Тогда простилась заведующая с ней по-хорошему, пожелала удачи.
С оценками у Али и правда было все хорошо, поступила в медицинское училище, окончила с отличием, стала фельдшером.
Девчонки некоторые замуж вышли, за кого-то родители похлопотали, чтобы в городе остаться или хотя бы в поселке поблизости устроиться. У Али никого не было, вот ее и заслали в самую глушь, в этот фельдшерский пункт. Девушка смирилась, а что делать? Везде люди болеют, кто-то должен их лечить.

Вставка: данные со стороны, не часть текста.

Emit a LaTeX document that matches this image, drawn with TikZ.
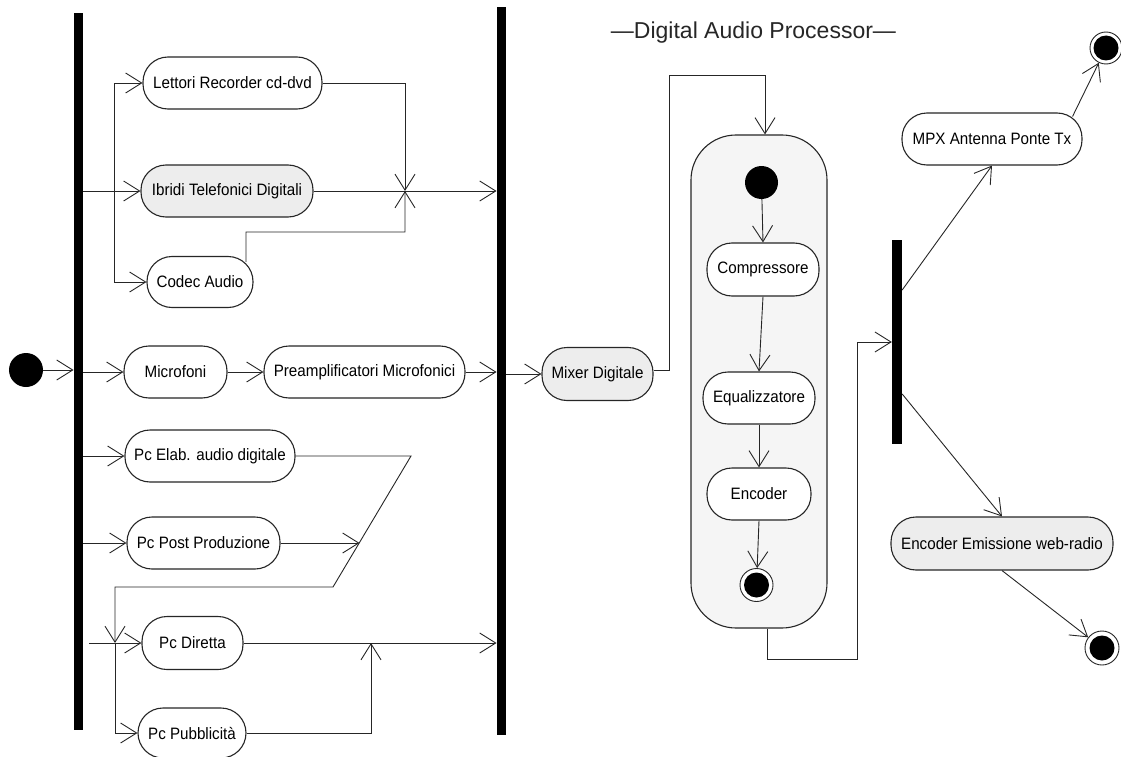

Одиноко, конечно, здесь, но она не жалуется. Развлечений никаких, в городе с девчонками хоть на дискотеку ходили, в кино. Здесь же кино только в поселке, где больница, а туда ехать нужно, а автобус вечером не ходит.
Может кто-нибудь отвезти на мотоцикле, но это уже обязывает, вроде как считается, что парень этот на тебя права имеет.
Такого расклада Аля не хочет, ей вообще здешние парни не нравятся, грубые очень все, орут, матом ругаются…
Она сама не заметила, как заснула.
Аля вздрогнула и проснулась.
Ее разбудил какой-то лишний, посторонний звук, не имеющий отношения к привычному и мирному скрипу рассохшихся половиц, стрекоту сверчка, тихому посапыванию ветра в печной трубе.
Она с полминуты лежала, пытаясь понять, что же ее разбудило, – и тут этот звук повторился.
Кто-то тихо постучал в оконное стекло.
Аля выбралась из тепла постели, зябко передернулась, накинула на плечи платок и тихонько, на цыпочках, подошла к окну, в которое с любопытством заглядывал кривой желтоватый огрызок ущербного убывающего месяца.
– Кто здесь?
– Открой, это я! – прошелестел за окном странно знакомый и в то же время чужой голос.
– Кто это – я? – переспросила девушка, вглядываясь в бездонную заоконную черноту.
– Это я, Федя!
– Федя? Какой Федя?
И тут из темноты проступило лицо со скошенным подбородком в седоватой трехдневной щетине, с впалыми висками и тройной морщиной на лбу, напоминающей букву «Ш»…
На левой щеке изгибался полумесяцем кривой бледный шрам…
– Это я, Федя Канюков! – прошелестел утопленник и криво, издевательски ухмыльнулся…
И тут же он сорвал свое лицо, как срывают надоевшую маску, и вместо него за окном появилось другое – полузвериное-получеловеческое лицо… или скорее морда, в черно-рыжих клочьях свалявшейся шерсти…
На этом лице горели тоскливой, неутолимой злобой два маленьких глаза, и третий глаз пылал посреди морщинистого лба, как кровавый рубин, как капля окаменевшей крови…
Трехглазое чудовище ухватилось за раму окна, с жутким треском вырвало ее из стены, как вырывают больной зуб, и потянулось в дом…
Аля закричала от ужаса, попятилась, упала на пол…
И проснулась.
Девушка лежала поперек кровати, запутавшись в скомканных, влажных простынях. Над ней стояла Ипатьевна с озабоченным лицом и с горящей свечой в руке. От неровного, дрожащего света свечи лицо старухи казалось незнакомым и страшным – настоящая Баба-яга.
– Что, что такое? – испуганным, хриплым со сна голосом проговорила Аля.
– Ты кричала, – отозвалась старуха и поставила свечку на стол. – Так кричала – ужас… Приснилось что?
Аля моргнула, и лицо Ипатьевны стало знакомым – ласковым и озабоченным.
– Приснилось… – проговорила девушка смущенно. – Тот утопленник приснился…
– Какой утопленник?
Аля вспомнила, что не успела ничего рассказать хозяйке о своей поездке, и поведала ей, как осматривала мертвеца на берегу реки, и как ее оставили с ним один на один, и как утопленник вдруг очнулся и заговорил…
Не сказала только о странном предмете, который тот вложил в ее руку. Отчего-то не смогла говорить об этом.
Старуха слушала очень внимательно и сочувственно.